Como está, o livro resulta em importante testemunho da vida nacional, nela incluindo os principais acidentes internacionais. Tendo como eixo a economia e a política, pode-se dizer que ele biografou o século 20, que para Campos começou em 1917, ano em que nasceu. E acabou com a queda do Muro de Berlim, que ele previu (pelo menos entre nós), com aquela voz chata e profética dos que clamam no deserto.

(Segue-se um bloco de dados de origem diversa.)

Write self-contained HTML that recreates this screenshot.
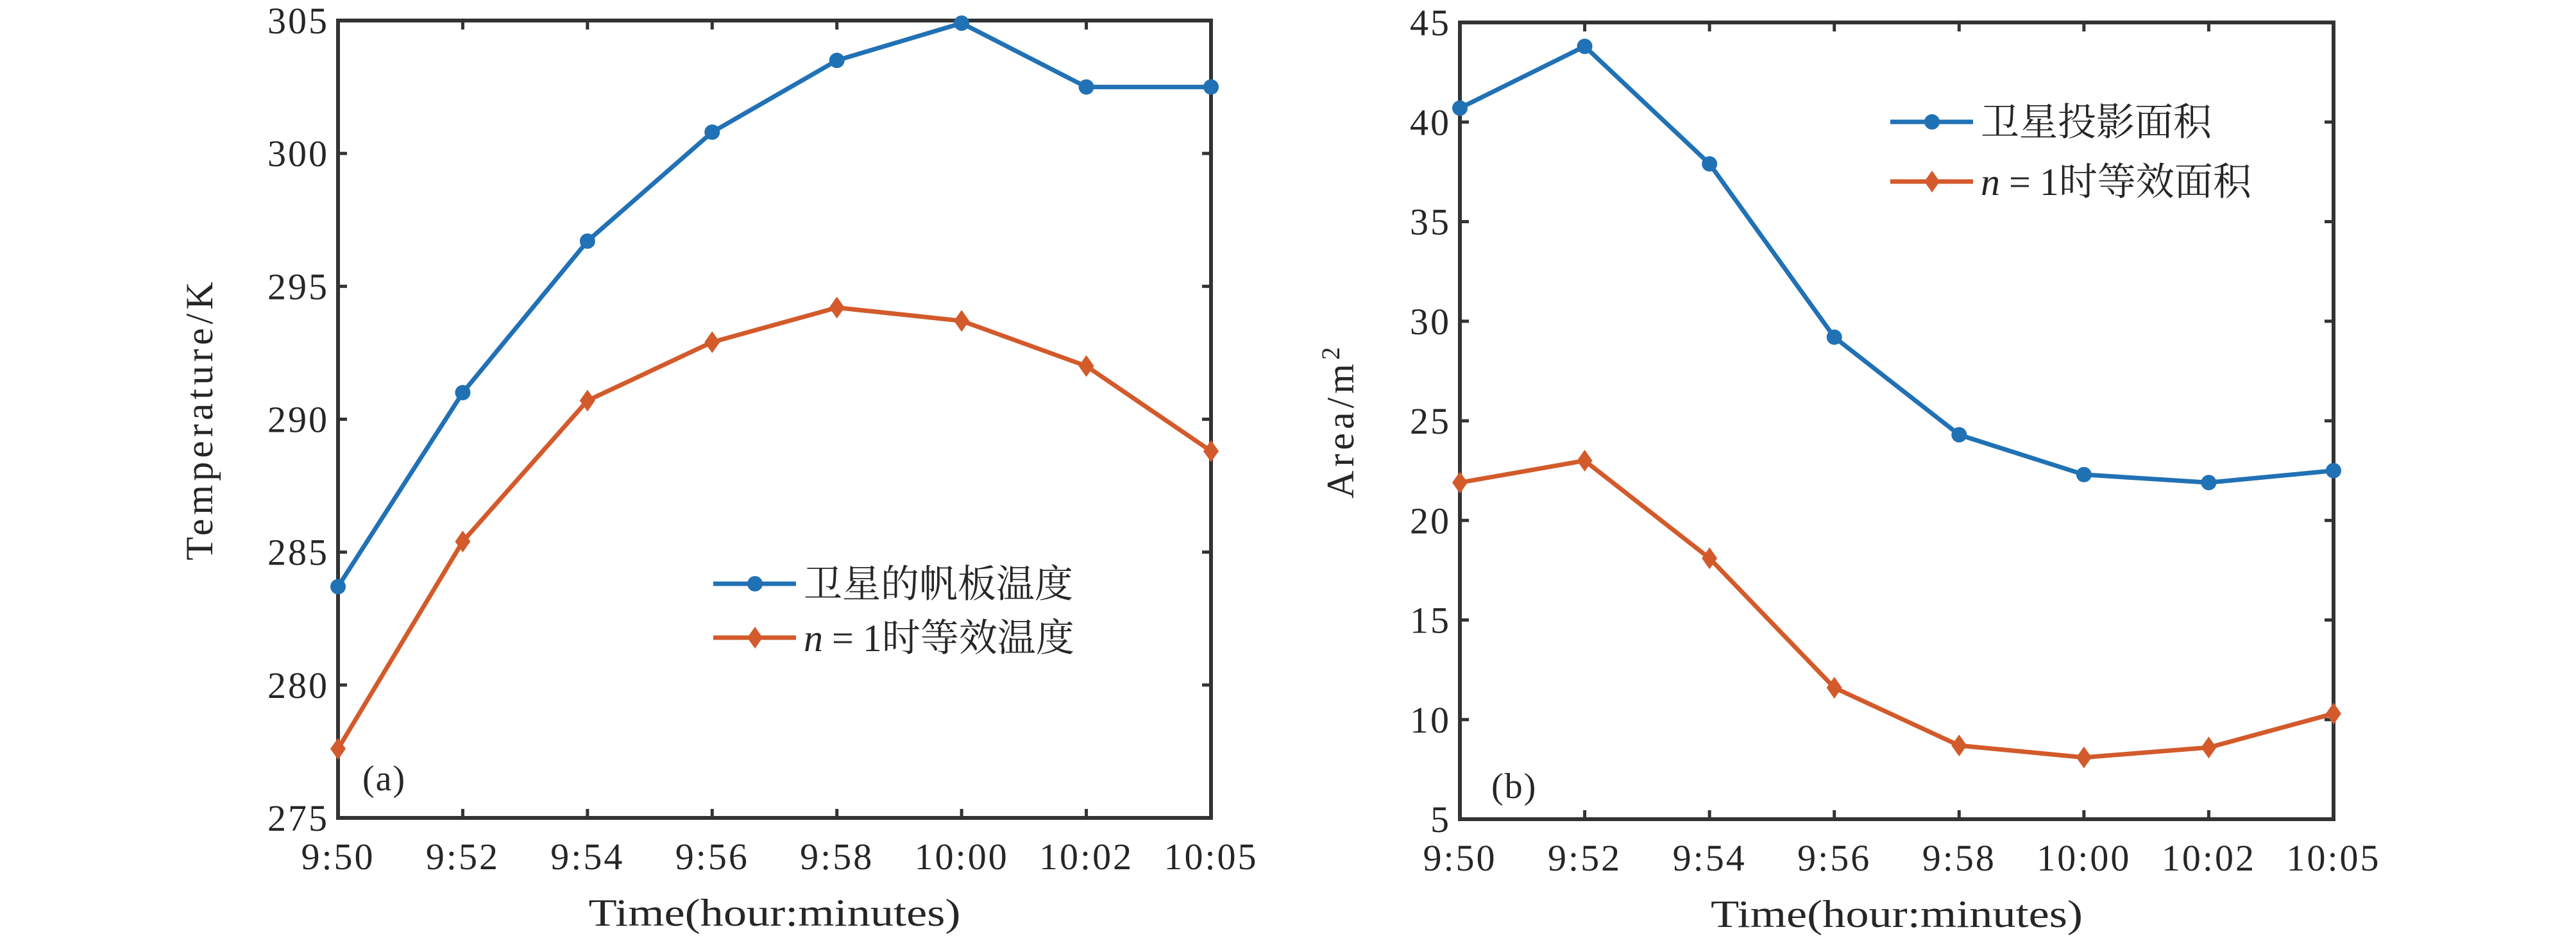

Impossível resenhar em 33 linhas um calhamaço de 1.417 páginas. Espaço pequeno que dá apenas para fazer uma restrição que pode valer como elogio talvez exagerado: editado de outra forma, com o autor embaralhando assuntos, fatos, datas, pessoas, idéias e contra-idéias (se contra-idéias existem realmente), se ele não tivesse pudor de ser o humanista que "malgré lui" sempre foi, teríamos um clássico mais importante do que "Minha Formação", de Joaquim Nabuco. Um livro que, aqui no Brasil, poderíamos colocar ao lado de Montaigne e de algum Chateaubriand. Num canto solitário, onde o autor se sentiria mais confortável.